SUPPLIED DATA →

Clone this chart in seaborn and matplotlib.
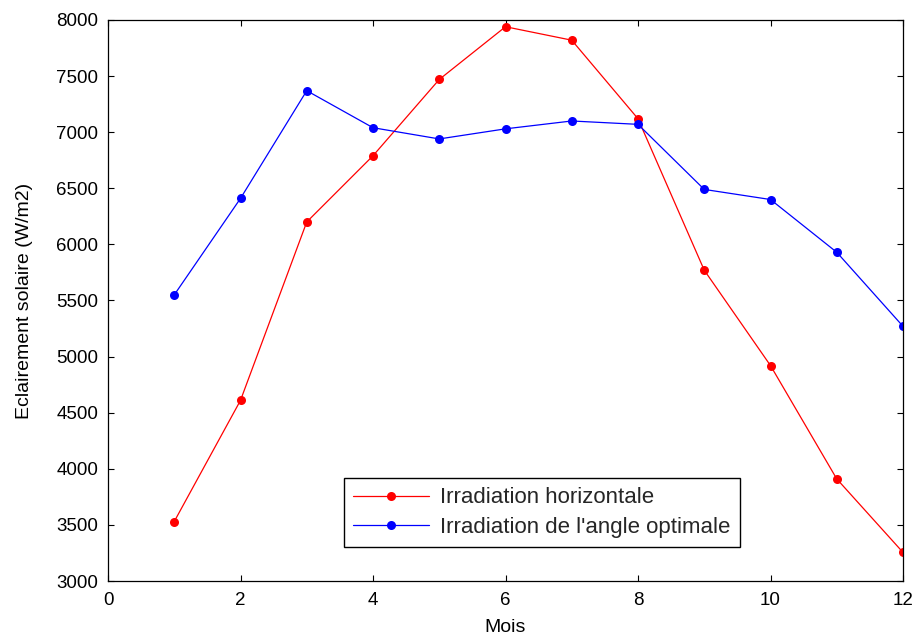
import numpy as np
import pandas as pd
import matplotlib
matplotlib.use("Agg")
import matplotlib.pyplot as plt
import seaborn as sns

# Monthly solar irradiance (W/m2)
mois = [1, 2, 3, 4, 5, 6, 7, 8, 9, 10, 11, 12]
irr_horizontale = [3530, 4610, 6200, 6790, 7470, 7940, 7820, 7120, 5770, 4920, 3910, 3255]
irr_angle_optimal = [5550, 6410, 7370, 7040, 6940, 7030, 7100, 7070, 6490, 6400, 5930, 5270]

serie_noms = ["Irradiation horizontale", "Irradiation de l'angle optimale"]
serie_couleurs = ["#ff0000", "#0000ff"]

xticks = [0, 2, 4, 6, 8, 10, 12]
yticks = [3000, 3500, 4000, 4500, 5000, 5500, 6000, 6500, 7000, 7500, 8000]

df = pd.DataFrame({
    "Mois": mois * 2,
    "Eclairement": irr_horizontale + irr_angle_optimal,
    "Serie": [serie_noms[0]] * len(mois) + [serie_noms[1]] * len(mois),
})

sns.set_theme(style="white")
plt.rcParams["font.family"] = ["Liberation Sans", "DejaVu Sans"]

fig = plt.figure(figsize=(9.19, 6.41), dpi=100)
ax = fig.add_axes([108 / 919, 1 - 581 / 641, (903 - 108) / 919, (581 - 20) / 641])

sns.lineplot(
    data=df, x="Mois", y="Eclairement", hue="Serie",
    palette=dict(zip(serie_noms, serie_couleurs)),
    marker="o", markersize=6.5, markeredgewidth=0, linewidth=0.9,
    ax=ax, legend=False, sort=False,
)

ax.set_xlim(0, 12)
ax.set_ylim(3000, 8000)
ax.set_xticks(xticks)
ax.set_yticks(yticks)
ax.set_xticklabels([str(t) for t in xticks])
ax.set_yticklabels([str(t) for t in yticks])

ax.tick_params(axis="both", which="major", direction="in", length=4, width=0.8,
               color="black", labelsize=13.5, labelcolor="black",
               top=True, right=True, bottom=True, left=True)
ax.tick_params(axis="x", pad=8)
ax.tick_params(axis="y", pad=7)

for sp in ax.spines.values():
    sp.set_visible(True)
    sp.set_color("black")
    sp.set_linewidth(0.9)

ax.set_xlabel("Mois", fontsize=14, color="black", labelpad=7)
ax.set_ylabel("Eclairement solaire (W/m2)", fontsize=14, color="black", labelpad=17)

handles = [
    plt.Line2D([], [], color=c, marker="o", markersize=6.5, markeredgewidth=0, linewidth=0.9)
    for c in serie_couleurs
]
leg = ax.legend(
    handles, serie_noms, loc="upper left",
    bbox_to_anchor=(344 / 919, 1 - 478 / 641), bbox_transform=fig.transFigure,
    borderaxespad=0, fontsize=16, frameon=True, fancybox=False,
    handlelength=3.4, handletextpad=0.5, labelspacing=0.38,
    borderpad=0.42, edgecolor="black",
)
leg.get_frame().set_linewidth(1.0)
leg.get_frame().set_alpha(1)

fig.savefig("out.png", dpi=100, facecolor="white")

DIRECTION → Take the data above and repeat it exactly, leaving each picture out.

FULL OUTPUT →
Clone this chart in seaborn and matplotlib.
import numpy as np
import pandas as pd
import matplotlib
matplotlib.use("Agg")
import matplotlib.pyplot as plt
import seaborn as sns

# Monthly solar irradiance (W/m2)
mois = [1, 2, 3, 4, 5, 6, 7, 8, 9, 10, 11, 12]
irr_horizontale = [3530, 4610, 6200, 6790, 7470, 7940, 7820, 7120, 5770, 4920, 3910, 3255]
irr_angle_optimal = [5550, 6410, 7370, 7040, 6940, 7030, 7100, 7070, 6490, 6400, 5930, 5270]

serie_noms = ["Irradiation horizontale", "Irradiation de l'angle optimale"]
serie_couleurs = ["#ff0000", "#0000ff"]

xticks = [0, 2, 4, 6, 8, 10, 12]
yticks = [3000, 3500, 4000, 4500, 5000, 5500, 6000, 6500, 7000, 7500, 8000]

df = pd.DataFrame({
    "Mois": mois * 2,
    "Eclairement": irr_horizontale + irr_angle_optimal,
    "Serie": [serie_noms[0]] * len(mois) + [serie_noms[1]] * len(mois),
})

sns.set_theme(style="white")
plt.rcParams["font.family"] = ["Liberation Sans", "DejaVu Sans"]

fig = plt.figure(figsize=(9.19, 6.41), dpi=100)
ax = fig.add_axes([108 / 919, 1 - 581 / 641, (903 - 108) / 919, (581 - 20) / 641])

sns.lineplot(
    data=df, x="Mois", y="Eclairement", hue="Serie",
    palette=dict(zip(serie_noms, serie_couleurs)),
    marker="o", markersize=6.5, markeredgewidth=0, linewidth=0.9,
    ax=ax, legend=False, sort=False,
)

ax.set_xlim(0, 12)
ax.set_ylim(3000, 8000)
ax.set_xticks(xticks)
ax.set_yticks(yticks)
ax.set_xticklabels([str(t) for t in xticks])
ax.set_yticklabels([str(t) for t in yticks])

ax.tick_params(axis="both", which="major", direction="in", length=4, width=0.8,
               color="black", labelsize=13.5, labelcolor="black",
               top=True, right=True, bottom=True, left=True)
ax.tick_params(axis="x", pad=8)
ax.tick_params(axis="y", pad=7)

for sp in ax.spines.values():
    sp.set_visible(True)
    sp.set_color("black")
    sp.set_linewidth(0.9)

ax.set_xlabel("Mois", fontsize=14, color="black", labelpad=7)
ax.set_ylabel("Eclairement solaire (W/m2)", fontsize=14, color="black", labelpad=17)

handles = [
    plt.Line2D([], [], color=c, marker="o", markersize=6.5, markeredgewidth=0, linewidth=0.9)
    for c in serie_couleurs
]
leg = ax.legend(
    handles, serie_noms, loc="upper left",
    bbox_to_anchor=(344 / 919, 1 - 478 / 641), bbox_transform=fig.transFigure,
    borderaxespad=0, fontsize=16, frameon=True, fancybox=False,
    handlelength=3.4, handletextpad=0.5, labelspacing=0.38,
    borderpad=0.42, edgecolor="black",
)
leg.get_frame().set_linewidth(1.0)
leg.get_frame().set_alpha(1)

fig.savefig("out.png", dpi=100, facecolor="white")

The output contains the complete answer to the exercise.